Science coffee

Toward the end-to-end optimization of the design of experiments

by Tommaso Dorigo (INFN Padova)

Europe/Stockholm
Description

In the past few decades particle physics has made giant leaps by studying matter at the shortest distance scales with detectors built on a few paradigms (track-first-destroy-later, redundancy, cross-verification and calibration) which worked very well, but which today look increasingly misaligned with the progress of information-extraction procedures, as the construction choices of complex apparatus live in hundreds-dimensional parameter spaces which until recently humans have been unable to probe systematically.

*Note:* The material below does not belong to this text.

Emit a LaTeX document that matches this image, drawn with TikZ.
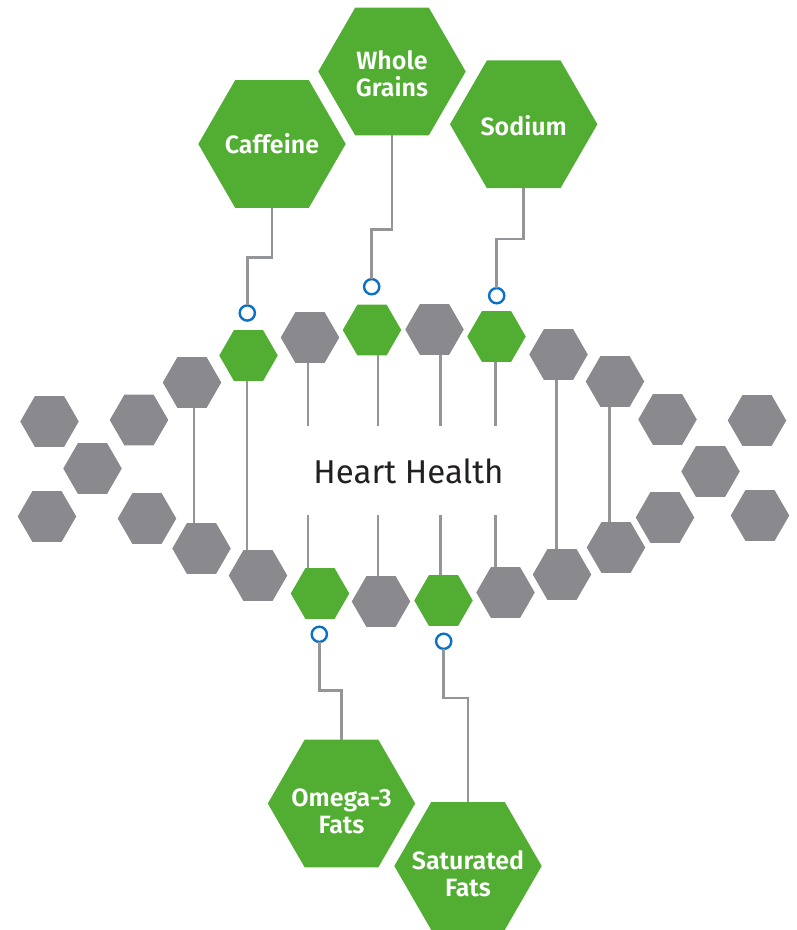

The result of not investigating the full space of solutions to particle detection, pattern recognition, and inference extraction is a huge potential loss in performance. Our saviour may be differentiable programming, which allows the creation of continuous models of all the ingredients of measurements in fundamental physics, as well as, crucially, a carefully constructed objective function. Backpropagation through a differentiable pipeline of all the elements of the problem may allow to probe the design space and realign design and goals of experiments that base their operation on the interaction of radiation with matter, besides finding entirely new ways to solve our detection problems. 

In this seminar I will illustrate how we can set out to create the interfaces to solve our difficult optimization problems, with great prospects for future endeavours in HEP, astro-HEP, nuclear and neutrino physics when these allow for time and resources to carry out such studies.